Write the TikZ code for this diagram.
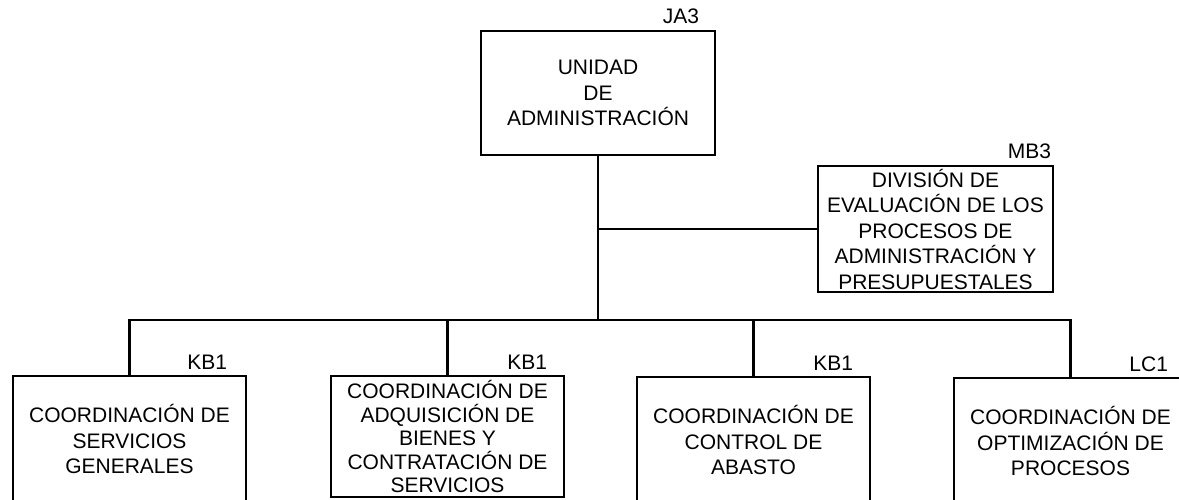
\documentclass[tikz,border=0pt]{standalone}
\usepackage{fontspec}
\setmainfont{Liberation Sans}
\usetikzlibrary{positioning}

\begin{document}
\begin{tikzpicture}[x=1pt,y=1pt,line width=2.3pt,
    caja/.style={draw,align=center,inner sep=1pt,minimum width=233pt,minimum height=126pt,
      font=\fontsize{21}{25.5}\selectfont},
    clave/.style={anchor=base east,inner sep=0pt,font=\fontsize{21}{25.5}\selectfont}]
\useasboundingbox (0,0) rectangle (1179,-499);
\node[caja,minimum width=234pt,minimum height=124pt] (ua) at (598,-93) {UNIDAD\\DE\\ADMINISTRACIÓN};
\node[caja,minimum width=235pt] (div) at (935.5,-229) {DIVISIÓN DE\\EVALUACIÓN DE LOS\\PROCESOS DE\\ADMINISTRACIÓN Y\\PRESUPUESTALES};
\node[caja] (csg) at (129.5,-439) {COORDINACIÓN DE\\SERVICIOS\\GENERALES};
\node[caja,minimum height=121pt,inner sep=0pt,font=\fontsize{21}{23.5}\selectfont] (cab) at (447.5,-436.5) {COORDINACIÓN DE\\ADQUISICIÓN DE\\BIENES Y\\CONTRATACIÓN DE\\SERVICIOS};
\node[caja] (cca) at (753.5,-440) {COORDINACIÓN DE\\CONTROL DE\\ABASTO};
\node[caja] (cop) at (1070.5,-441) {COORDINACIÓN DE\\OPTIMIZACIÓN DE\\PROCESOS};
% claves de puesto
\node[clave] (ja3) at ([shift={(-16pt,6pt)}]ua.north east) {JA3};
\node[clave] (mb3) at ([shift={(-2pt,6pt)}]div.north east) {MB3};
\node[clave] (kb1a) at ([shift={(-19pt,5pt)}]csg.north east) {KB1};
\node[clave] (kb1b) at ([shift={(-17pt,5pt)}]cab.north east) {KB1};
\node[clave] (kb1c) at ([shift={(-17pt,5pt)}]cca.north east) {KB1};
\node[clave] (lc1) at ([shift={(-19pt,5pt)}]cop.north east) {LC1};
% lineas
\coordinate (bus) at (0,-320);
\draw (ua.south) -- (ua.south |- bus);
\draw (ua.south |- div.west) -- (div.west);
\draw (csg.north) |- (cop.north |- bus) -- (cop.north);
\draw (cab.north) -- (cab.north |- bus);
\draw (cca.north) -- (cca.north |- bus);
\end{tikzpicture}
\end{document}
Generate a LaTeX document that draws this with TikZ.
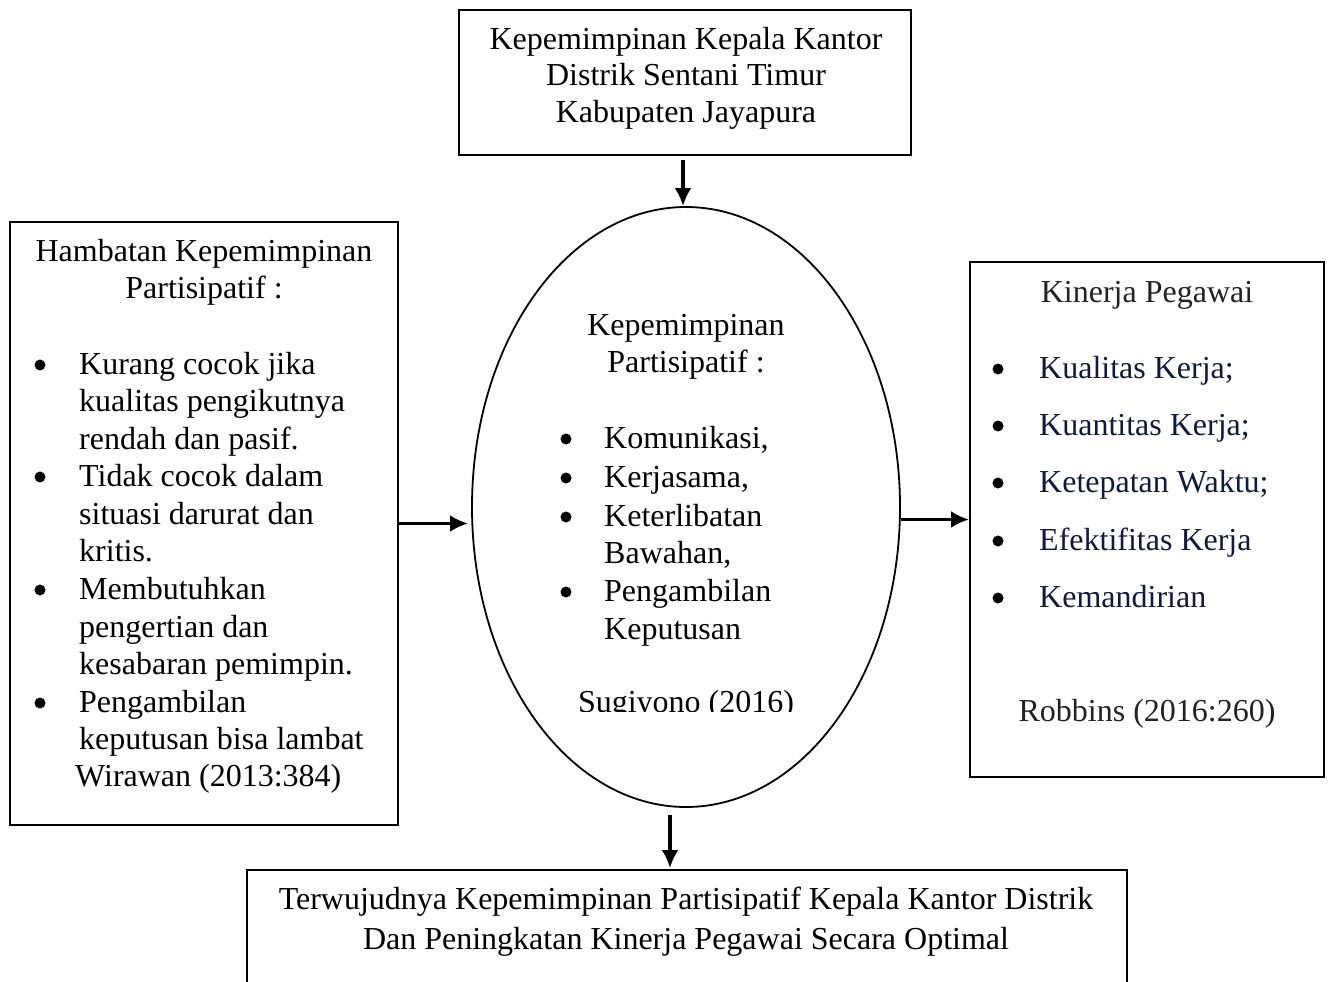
########
What the task requires: Quote the full listing above word for word; exclude every picture from the copy.

Task solution:
Write the TikZ code for this diagram.
\documentclass[tikz,border=0pt]{standalone}
\usepackage{fontspec}
\setmainfont{Liberation Sans}
\usetikzlibrary{positioning}

\begin{document}
\begin{tikzpicture}[x=1pt,y=1pt,line width=2.3pt,
    caja/.style={draw,align=center,inner sep=1pt,minimum width=233pt,minimum height=126pt,
      font=\fontsize{21}{25.5}\selectfont},
    clave/.style={anchor=base east,inner sep=0pt,font=\fontsize{21}{25.5}\selectfont}]
\useasboundingbox (0,0) rectangle (1179,-499);
\node[caja,minimum width=234pt,minimum height=124pt] (ua) at (598,-93) {UNIDAD\\DE\\ADMINISTRACIÓN};
\node[caja,minimum width=235pt] (div) at (935.5,-229) {DIVISIÓN DE\\EVALUACIÓN DE LOS\\PROCESOS DE\\ADMINISTRACIÓN Y\\PRESUPUESTALES};
\node[caja] (csg) at (129.5,-439) {COORDINACIÓN DE\\SERVICIOS\\GENERALES};
\node[caja,minimum height=121pt,inner sep=0pt,font=\fontsize{21}{23.5}\selectfont] (cab) at (447.5,-436.5) {COORDINACIÓN DE\\ADQUISICIÓN DE\\BIENES Y\\CONTRATACIÓN DE\\SERVICIOS};
\node[caja] (cca) at (753.5,-440) {COORDINACIÓN DE\\CONTROL DE\\ABASTO};
\node[caja] (cop) at (1070.5,-441) {COORDINACIÓN DE\\OPTIMIZACIÓN DE\\PROCESOS};
% claves de puesto
\node[clave] (ja3) at ([shift={(-16pt,6pt)}]ua.north east) {JA3};
\node[clave] (mb3) at ([shift={(-2pt,6pt)}]div.north east) {MB3};
\node[clave] (kb1a) at ([shift={(-19pt,5pt)}]csg.north east) {KB1};
\node[clave] (kb1b) at ([shift={(-17pt,5pt)}]cab.north east) {KB1};
\node[clave] (kb1c) at ([shift={(-17pt,5pt)}]cca.north east) {KB1};
\node[clave] (lc1) at ([shift={(-19pt,5pt)}]cop.north east) {LC1};
% lineas
\coordinate (bus) at (0,-320);
\draw (ua.south) -- (ua.south |- bus);
\draw (ua.south |- div.west) -- (div.west);
\draw (csg.north) |- (cop.north |- bus) -- (cop.north);
\draw (cab.north) -- (cab.north |- bus);
\draw (cca.north) -- (cca.north |- bus);
\end{tikzpicture}
\end{document}
Generate a LaTeX document that draws this with TikZ.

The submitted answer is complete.